V33B-3098
Effects of the Mid-Miocene Climatic Optimum and the Eruption of the Columbia River Basalt on Paleo-sedimentation Processes in Clarkia Lake, Idaho: Evidence from Tephrochronology

Wednesday, 16 December 2015
Poster Hall (Moscone South)
Cassie Sarah Geraghty1, John Wolff2, David Gaylord3 and Owen K Neill3, (1)Washington State University, School of the Environment, Pullman, WA, United States, (2)Washington State University, Geology, Pullman, WA, United States, (3)Washington State University, Pullman, WA, United States
Abstract:
Miocene Lake Clarkia formed when lava flows of the Priest Rapids Member of the Columbia River Basalt dammed the ancestral St. Maries River, in northern Idaho. The lake deposits are well known for their exceptional preservation of leaf fossils. Chemically correlating lacustrine tephra layers to volcanic centers, of known compositions and ages, can be used to help better constrain the timing and rate of deposition in the lake. Early work attempted to constrain Clarkia Lake’s depositional age from index fossil flora correlations. More recently, electron microprobe analyses of Clarkia Lake’s ash deposits demonstrate that several ash layers may correlate with Nevada’s Yellowstone hot spot Cold Springs Tuff of the Santa-Rosa Calico volcanic field (15.5-15.9 Ma; Ladderud et al., in press). In the present study, further microprobe analysis has uncovered additional ash layers with the same range of chemical compositions.
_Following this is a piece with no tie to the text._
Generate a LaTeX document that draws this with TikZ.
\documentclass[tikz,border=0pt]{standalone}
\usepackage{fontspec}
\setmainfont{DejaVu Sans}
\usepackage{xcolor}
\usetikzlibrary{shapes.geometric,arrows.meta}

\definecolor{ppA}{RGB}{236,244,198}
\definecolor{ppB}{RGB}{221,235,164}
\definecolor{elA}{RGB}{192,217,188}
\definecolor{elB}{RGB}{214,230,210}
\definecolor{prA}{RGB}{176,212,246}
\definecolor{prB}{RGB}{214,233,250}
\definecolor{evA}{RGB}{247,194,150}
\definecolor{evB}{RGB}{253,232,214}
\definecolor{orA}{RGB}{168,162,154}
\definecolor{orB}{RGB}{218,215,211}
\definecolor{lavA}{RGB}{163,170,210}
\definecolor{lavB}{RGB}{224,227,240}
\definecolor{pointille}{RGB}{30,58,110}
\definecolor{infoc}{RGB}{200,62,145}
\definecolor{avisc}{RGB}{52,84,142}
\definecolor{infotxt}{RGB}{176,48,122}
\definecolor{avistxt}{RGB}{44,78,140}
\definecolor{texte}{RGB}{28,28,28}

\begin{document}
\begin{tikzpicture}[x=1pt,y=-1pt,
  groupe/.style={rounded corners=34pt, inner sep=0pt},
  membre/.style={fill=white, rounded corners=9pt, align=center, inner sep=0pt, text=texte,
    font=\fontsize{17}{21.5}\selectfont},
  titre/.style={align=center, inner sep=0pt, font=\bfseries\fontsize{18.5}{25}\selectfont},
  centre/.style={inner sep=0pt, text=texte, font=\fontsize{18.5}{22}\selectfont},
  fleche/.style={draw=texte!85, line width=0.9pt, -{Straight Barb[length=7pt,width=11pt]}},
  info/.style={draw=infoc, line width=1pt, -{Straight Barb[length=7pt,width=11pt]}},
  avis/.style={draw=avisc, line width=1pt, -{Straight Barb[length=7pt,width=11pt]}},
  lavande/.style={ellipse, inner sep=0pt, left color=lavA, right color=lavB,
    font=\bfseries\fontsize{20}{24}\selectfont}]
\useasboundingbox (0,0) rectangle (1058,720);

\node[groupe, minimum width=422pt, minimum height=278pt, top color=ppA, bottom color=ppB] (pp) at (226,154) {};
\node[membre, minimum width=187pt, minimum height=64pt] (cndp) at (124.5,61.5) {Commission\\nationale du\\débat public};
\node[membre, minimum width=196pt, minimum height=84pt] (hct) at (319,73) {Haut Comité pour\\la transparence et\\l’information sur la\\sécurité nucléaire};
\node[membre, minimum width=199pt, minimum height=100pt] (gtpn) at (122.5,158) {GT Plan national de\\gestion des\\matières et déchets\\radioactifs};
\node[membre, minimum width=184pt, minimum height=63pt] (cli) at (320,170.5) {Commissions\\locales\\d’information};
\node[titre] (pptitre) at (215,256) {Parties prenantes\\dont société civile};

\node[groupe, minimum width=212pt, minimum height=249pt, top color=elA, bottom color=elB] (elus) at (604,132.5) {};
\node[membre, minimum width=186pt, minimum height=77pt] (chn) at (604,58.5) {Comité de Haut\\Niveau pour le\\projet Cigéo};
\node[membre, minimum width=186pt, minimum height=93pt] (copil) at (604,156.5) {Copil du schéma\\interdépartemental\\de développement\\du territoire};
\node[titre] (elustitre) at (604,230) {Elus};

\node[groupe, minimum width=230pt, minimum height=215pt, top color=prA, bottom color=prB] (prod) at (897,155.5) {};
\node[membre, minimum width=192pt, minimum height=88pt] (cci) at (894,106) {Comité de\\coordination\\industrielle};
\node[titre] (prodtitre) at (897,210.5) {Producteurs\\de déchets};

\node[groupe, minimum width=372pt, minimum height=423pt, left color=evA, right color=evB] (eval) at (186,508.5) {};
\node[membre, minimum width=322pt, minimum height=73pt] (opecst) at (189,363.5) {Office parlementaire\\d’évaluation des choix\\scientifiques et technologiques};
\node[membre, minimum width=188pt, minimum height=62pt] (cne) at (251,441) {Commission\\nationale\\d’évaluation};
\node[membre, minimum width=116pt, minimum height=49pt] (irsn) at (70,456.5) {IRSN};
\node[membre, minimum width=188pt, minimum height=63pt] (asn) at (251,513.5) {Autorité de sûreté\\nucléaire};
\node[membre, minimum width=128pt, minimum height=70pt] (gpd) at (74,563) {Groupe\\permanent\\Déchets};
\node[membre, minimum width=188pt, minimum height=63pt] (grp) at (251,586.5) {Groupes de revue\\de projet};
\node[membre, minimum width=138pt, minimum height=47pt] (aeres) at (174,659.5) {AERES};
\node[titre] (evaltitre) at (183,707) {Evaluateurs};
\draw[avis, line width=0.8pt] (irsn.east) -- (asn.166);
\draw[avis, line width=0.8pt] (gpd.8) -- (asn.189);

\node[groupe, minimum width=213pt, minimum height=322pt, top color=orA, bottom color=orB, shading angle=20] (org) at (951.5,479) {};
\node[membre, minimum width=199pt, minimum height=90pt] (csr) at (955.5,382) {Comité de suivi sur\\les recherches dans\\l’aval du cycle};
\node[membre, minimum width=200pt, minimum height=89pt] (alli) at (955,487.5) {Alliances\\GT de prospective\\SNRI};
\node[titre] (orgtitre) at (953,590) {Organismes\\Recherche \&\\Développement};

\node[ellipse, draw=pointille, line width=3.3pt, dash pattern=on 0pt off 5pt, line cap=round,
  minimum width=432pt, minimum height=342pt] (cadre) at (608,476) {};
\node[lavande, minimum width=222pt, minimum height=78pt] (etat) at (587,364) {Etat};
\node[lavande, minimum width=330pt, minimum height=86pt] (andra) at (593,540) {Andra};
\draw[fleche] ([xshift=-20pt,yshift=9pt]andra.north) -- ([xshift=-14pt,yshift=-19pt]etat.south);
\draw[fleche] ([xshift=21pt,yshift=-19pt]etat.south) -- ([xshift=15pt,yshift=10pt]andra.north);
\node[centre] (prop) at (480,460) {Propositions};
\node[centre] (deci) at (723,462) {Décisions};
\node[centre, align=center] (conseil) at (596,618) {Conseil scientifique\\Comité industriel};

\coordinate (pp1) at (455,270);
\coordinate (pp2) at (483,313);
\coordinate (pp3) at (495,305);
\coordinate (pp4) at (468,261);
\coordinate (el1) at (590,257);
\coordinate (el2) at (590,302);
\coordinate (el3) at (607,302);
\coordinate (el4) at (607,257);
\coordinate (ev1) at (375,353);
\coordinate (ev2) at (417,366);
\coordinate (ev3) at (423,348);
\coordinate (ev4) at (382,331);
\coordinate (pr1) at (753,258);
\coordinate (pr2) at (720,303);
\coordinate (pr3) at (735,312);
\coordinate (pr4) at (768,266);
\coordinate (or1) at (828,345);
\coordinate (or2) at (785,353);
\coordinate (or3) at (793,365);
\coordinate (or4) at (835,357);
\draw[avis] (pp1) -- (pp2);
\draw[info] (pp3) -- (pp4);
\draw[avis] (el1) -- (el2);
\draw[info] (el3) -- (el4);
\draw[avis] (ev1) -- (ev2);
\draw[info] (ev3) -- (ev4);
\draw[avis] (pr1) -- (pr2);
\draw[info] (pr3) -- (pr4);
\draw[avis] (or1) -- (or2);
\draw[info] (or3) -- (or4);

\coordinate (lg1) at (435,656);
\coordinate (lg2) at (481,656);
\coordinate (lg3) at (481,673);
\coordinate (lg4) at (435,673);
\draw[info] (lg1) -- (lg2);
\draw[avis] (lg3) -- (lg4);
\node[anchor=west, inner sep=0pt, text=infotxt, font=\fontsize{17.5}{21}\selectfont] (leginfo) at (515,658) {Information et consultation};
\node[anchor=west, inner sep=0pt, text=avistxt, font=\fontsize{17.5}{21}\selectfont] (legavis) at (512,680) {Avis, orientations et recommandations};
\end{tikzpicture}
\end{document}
The apparent identical compositions of multiple tephra layers at different stratigraphic positions may be attributed to the eruption of multiple, chemically similar magmas, perhaps mapped as a single unit in the source area, or to post-emplacement re-working of these layers by sedimentary processes. The latter is considered less likely because many of the ashes contain little detrital material. Despite the ambiguity, these chemically identical tephra layers have the potential to provide information about the unique tephra composition and eruptive frequency in the source area, and/or unusual hydrological reworking processes associated with the mid-Miocene lacustrine environment.

Reference: Ladderud et al., Northwest Science, in press, 2015.